Il est courant d’entendre que les femmes devraient dire « non » parce que ce serait la meilleure façon d’éviter un malentendu et que le malentendu serait couramment à l’origine des plaintes pour viol. Effectivement de nombreuses études ont fait état d’un décalage très grand entre les signaux d’intérêt sexuel ou non que les femmes disaient envoyer et ceux que les hommes recevaient. On a pendant longtemps pensé que les normes de genre créaient des effets de malentendu entre les sexes qui conduisaient les hommes à régulièrement voir une intention sexuelle là où les femmes n’en avaient pas. Les expressions du consentement et du non-consentement devaient par conséquent être le plus claires possible pour éviter ces malentendus. En réalité, les études faites en laboratoire montrent que les hommes et les femmes mis devant les mêmes scénarios interprètent les situations de la même façon, sans que les hommes échouent à comprendre les refus. Par ailleurs, le fait qu’un nombre considérable de violeurs aient commis plusieurs viols, sur plusieurs victimes va à l’encontre de l’hypothèse du viol comme malentendu. Il n’y a pas de malentendu ni de problème de communication du consentement, les violences sexuelles proviennent du fait que les hommes décident d’ignorer le non-consentement des personnes à qui ils imposent du sexe.

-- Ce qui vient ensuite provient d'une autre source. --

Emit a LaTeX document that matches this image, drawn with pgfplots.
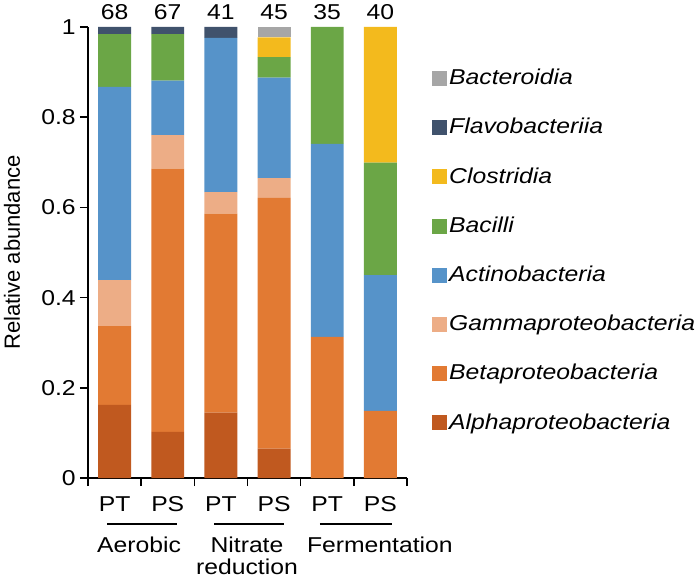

Puisqu’il n’est donc pas tenable de considérer que tout rapport sexuel auquel aucun des partenaires n’a dit « non » est consenti, il faut concevoir que le consentement est davantage que la non-résistance ou l’acquiescement passif et qu’il faut qu’il soit communiqué. Le problème d’une telle conception est qu’elle n’est pas compatible avec l’idée que tout sexe non consenti est du viol. En effet, prenons l’exemple de Sam et Raph qui se rencontrent dans une fête, quittent la fête ensemble, vont chez Sam et ont un rapport sexuel initié par Raph. Il se trouve que Sam était d’accord pour avoir un rapport sexuel avec Raph mais Sam a laissé Raph prendre toutes les initiatives, n’a manifesté aucune réticence mais n’a pas non plus manifesté d’enthousiasme. On peut considérer – on y reviendra – que Raph a eu tort de ne pas demander à Sam son accord et que Sam peut avoir vécu cette expérience comme une violation, mais dire qu’une telle situation est un viol est un emploi trop éloigné de l’emploi courant du terme de « viol » pour être efficace.